[Start Available data]

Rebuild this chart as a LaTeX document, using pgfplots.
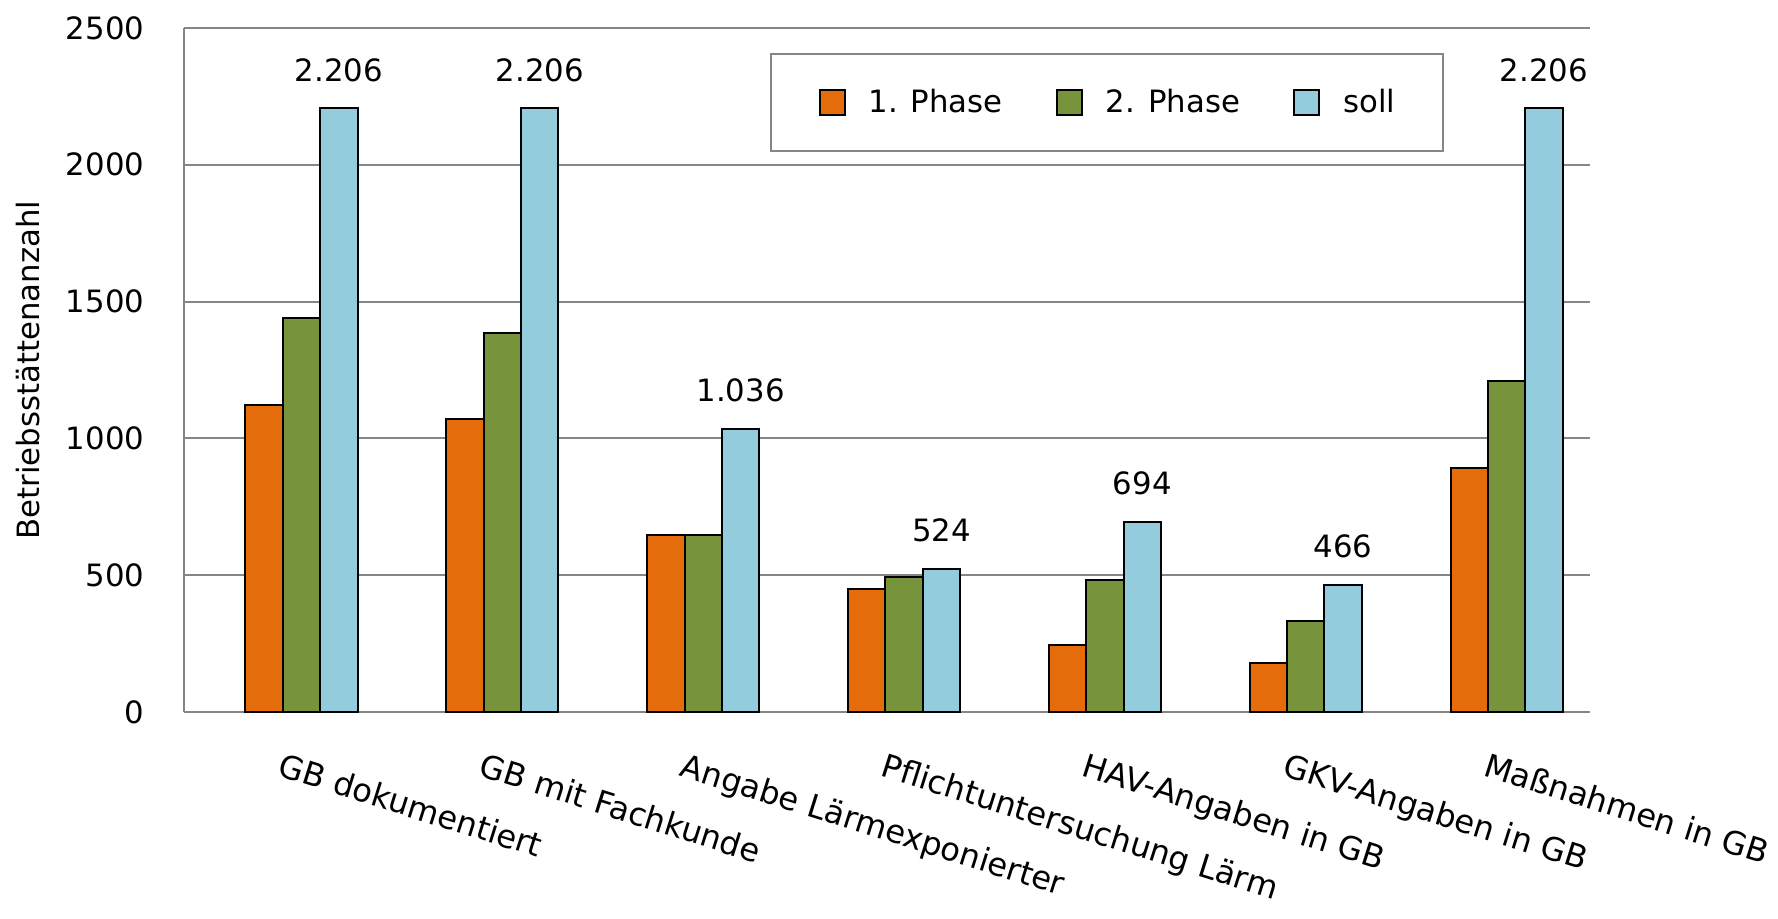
\documentclass[border=0pt]{standalone}
\usepackage{fontspec}
\setmainfont{DejaVu Sans}
\usepackage{pgfplots}
\pgfplotsset{compat=1.18}
\definecolor{cOr}{HTML}{E46C0A}
\definecolor{cGr}{HTML}{77933C}
\definecolor{cBl}{HTML}{93CDDD}
\definecolor{cGrid}{HTML}{868686}
\newcommand\F{\fontsize{12.3bp}{14bp}\selectfont}
\newcommand\FX{\fontsize{12.85bp}{14bp}\selectfont}
\begin{document}
\begin{tikzpicture}
\begin{axis}[
  at={(0,0)}, anchor=south west,
  scale only axis, width=562.4bp, height=273.6bp,
  ybar=0pt, bar width=0.186,
  xmin=-0.585, xmax=6.415, ymin=0, ymax=2500,
  ytick={0,500,1000,1500,2000,2500},
  xtick={0,1,2,3,4,5,6},
  xticklabels={GB dokumentiert, GB mit Fachkunde, Angabe Lärmexponierter, Pflichtuntersuchung Lärm, HAV-Angaben in GB, GKV-Angaben in GB, Maßnahmen in GB},
  axis x line*=bottom, axis y line*=left,
  axis line style={cGrid, line width=0.8bp, -},
  major tick length=0pt,
  ymajorgrids, grid style={cGrid, line width=0.8bp},
  yticklabel style={font=\F, anchor=east, inner sep=0pt, xshift=-15.7bp,
    /pgf/number format/1000 sep={}, /pgf/number format/assume math mode=true},
  xticklabel style={font=\FX, inner sep=0pt, anchor=north west, xshift=-7bp, yshift=-15.8bp, rotate=-17.5},
  ylabel={Betriebsstättenanzahl},
  ylabel style={font=\F, at={(axis description cs:-0.111,0.5)}, anchor=center, inner sep=0pt},
  every axis plot post/.append style={draw=black, line width=0.8bp,
    legend image code/.code={\draw[##1] (0bp,-5bp) rectangle (10bp,5bp);}},
  legend columns=3,
  legend style={at={(0.4168,0.9635)}, anchor=north west, draw=cGrid, line width=0.8bp,
    font=\F, inner xsep=19bp, inner ysep=14bp, nodes={inner sep=0pt},
    /tikz/every odd column/.append style={column sep=9.2bp},
    /tikz/every even column/.append style={column sep=21.3bp}},
]
\addplot[fill=cOr] coordinates {(0,1123) (1,1070) (2,647) (3,448) (4,245) (5,178) (6,891)};
\addplot[fill=cGr] coordinates {(0,1439) (1,1385) (2,647) (3,493) (4,481) (5,332) (6,1211)};
\addplot[fill=cBl,
  nodes near coords={\pgfmathprintnumber[fixed,1000 sep={.},assume math mode=true]{\pgfplotspointmeta}},
  every node near coord/.append style={font=\F, yshift=7bp}]
  coordinates {(0,2206) (1,2206) (2,1036) (3,524) (4,694) (5,466) (6,2206)};
\legend{1. Phase, 2. Phase, soll}
\end{axis}
\pgfresetboundingbox
\path (-73.6bp,-82.8bp) rectangle (637.6bp,284.8bp);
\end{tikzpicture}
\end{document}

[End Available data]

## Aim:
Copy the listing in full and without alteration, omitting every picture.

## Result:
Rebuild this chart as a LaTeX document, using pgfplots.
\documentclass[border=0pt]{standalone}
\usepackage{fontspec}
\setmainfont{DejaVu Sans}
\usepackage{pgfplots}
\pgfplotsset{compat=1.18}
\definecolor{cOr}{HTML}{E46C0A}
\definecolor{cGr}{HTML}{77933C}
\definecolor{cBl}{HTML}{93CDDD}
\definecolor{cGrid}{HTML}{868686}
\newcommand\F{\fontsize{12.3bp}{14bp}\selectfont}
\newcommand\FX{\fontsize{12.85bp}{14bp}\selectfont}
\begin{document}
\begin{tikzpicture}
\begin{axis}[
  at={(0,0)}, anchor=south west,
  scale only axis, width=562.4bp, height=273.6bp,
  ybar=0pt, bar width=0.186,
  xmin=-0.585, xmax=6.415, ymin=0, ymax=2500,
  ytick={0,500,1000,1500,2000,2500},
  xtick={0,1,2,3,4,5,6},
  xticklabels={GB dokumentiert, GB mit Fachkunde, Angabe Lärmexponierter, Pflichtuntersuchung Lärm, HAV-Angaben in GB, GKV-Angaben in GB, Maßnahmen in GB},
  axis x line*=bottom, axis y line*=left,
  axis line style={cGrid, line width=0.8bp, -},
  major tick length=0pt,
  ymajorgrids, grid style={cGrid, line width=0.8bp},
  yticklabel style={font=\F, anchor=east, inner sep=0pt, xshift=-15.7bp,
    /pgf/number format/1000 sep={}, /pgf/number format/assume math mode=true},
  xticklabel style={font=\FX, inner sep=0pt, anchor=north west, xshift=-7bp, yshift=-15.8bp, rotate=-17.5},
  ylabel={Betriebsstättenanzahl},
  ylabel style={font=\F, at={(axis description cs:-0.111,0.5)}, anchor=center, inner sep=0pt},
  every axis plot post/.append style={draw=black, line width=0.8bp,
    legend image code/.code={\draw[##1] (0bp,-5bp) rectangle (10bp,5bp);}},
  legend columns=3,
  legend style={at={(0.4168,0.9635)}, anchor=north west, draw=cGrid, line width=0.8bp,
    font=\F, inner xsep=19bp, inner ysep=14bp, nodes={inner sep=0pt},
    /tikz/every odd column/.append style={column sep=9.2bp},
    /tikz/every even column/.append style={column sep=21.3bp}},
]
\addplot[fill=cOr] coordinates {(0,1123) (1,1070) (2,647) (3,448) (4,245) (5,178) (6,891)};
\addplot[fill=cGr] coordinates {(0,1439) (1,1385) (2,647) (3,493) (4,481) (5,332) (6,1211)};
\addplot[fill=cBl,
  nodes near coords={\pgfmathprintnumber[fixed,1000 sep={.},assume math mode=true]{\pgfplotspointmeta}},
  every node near coord/.append style={font=\F, yshift=7bp}]
  coordinates {(0,2206) (1,2206) (2,1036) (3,524) (4,694) (5,466) (6,2206)};
\legend{1. Phase, 2. Phase, soll}
\end{axis}
\pgfresetboundingbox
\path (-73.6bp,-82.8bp) rectangle (637.6bp,284.8bp);
\end{tikzpicture}
\end{document}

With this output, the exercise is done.